Posted on January 03, 2017

credit - Mpho Mojapelo

Elliot Trevithick

Evaluating the impact of your public sector work is vital: it can help you to prove its value, attract extra investment and gain insights into how to improve as you scale up. In an interview, with Nesta for the Design for Europe project, Elliot Trevithick, TSIP consultant gives his top tips and advice on how to do it.

Always start with asking ‘why?’

By asking ‘why’ before getting into the ‘what’ and ‘how’, you can ensure that you start at the right place. Broadly speaking, there are two key purposes to evaluation: proving and improving. Proving is more externally focused, and is about showing what impact you’ve had to date. Improving is more internally focused: how can we do better going forward? How can we have even more of an impact?

Evaluate the right things at the right time

If your evaluation can cover both proving and improving, that’s fantastic. But if you don’t have enough resources to do both, then you should ideally prioritise one based on the development stage of your service or product. The earlier you are in the process, the more you should focus on improving, and vice versa. Whichever approach you take, remember that measuring impact shouldn’t just be about success or failure – it should be about empowering yourself to learn from your work, and showing your commitment to maximising your impact. Sometimes that will require you to have honest conversations with your key audiences about where you’re currently at, and how you get to where you want to be.

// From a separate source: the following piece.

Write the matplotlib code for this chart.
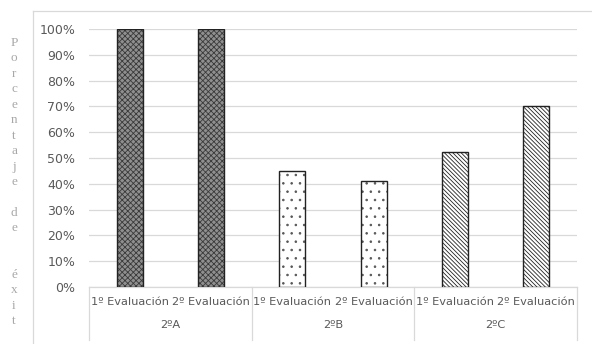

​Use the ‘why?’ to think about ‘what?’

Revisiting the question of ‘why’ you are measuring impact can help you focus on how best to do it. What are you trying to achieve? What kind of data do you need to capture in order to see it? Would it be more compelling to demonstrate it using quantitative or qualitative data? For example, if it’s vital to show a particular funder how you have done in a certain area, you will need to focus on capturing that data accurately from the start. Or if you’re at an early stage of development, you may want to get informal feedback from staff to identify unresolved questions or problems that you could use as learning opportunities. Formal frameworks such as Nesta’s Standards of Evidence can provide you with ideas for different approaches that you might want to take.

Be realistic about what’s possible

It’s better to do a small amount of evaluation really well, than to do a lot badly! Keep the scope of what you’re doing realistic, and err on the side of ‘less is more’. Keep it lean. Decide how much you can cover based on the time and resources available, and focus on what is most important to you and your key audiences.

Make sure you get people on board

Relevant stakeholders, and especially your immediate team, need to understand why it’s important to evaluate your impact. Make time to talk together about what you want to get out of this exercise, ideally as part of an ongoing conversation where they share their feedback, input and views. You need everyone to understand why evaluating impact is a valuable thing to do if you’re to succeed.

Think about bringing in outside expertise

If you’re measuring your impact for the first time, you can pick up a lot of tips online. But it is worth doing it in the most informed way possible. This might mean bringing in extra resources and expertise. By working with an external partner, you can access valuable technical expertise about the practicalities and challenges of collecting and analysing data. An independent evaluation can also help to make the findings of your evaluation more authoritative.

Better late than never

It’s much better to start measuring your impact earlier rather than later. However, if that ship has already sailed, it’s still worth doing something retrospectively. In terms of proving, good robust case studies can provide powerful evidence of impact, particularly if conducted independently. If your focus is improving, you can still use surveys, interviews or focus groups to learn what worked well, what worked less well, and what you can do better in the future.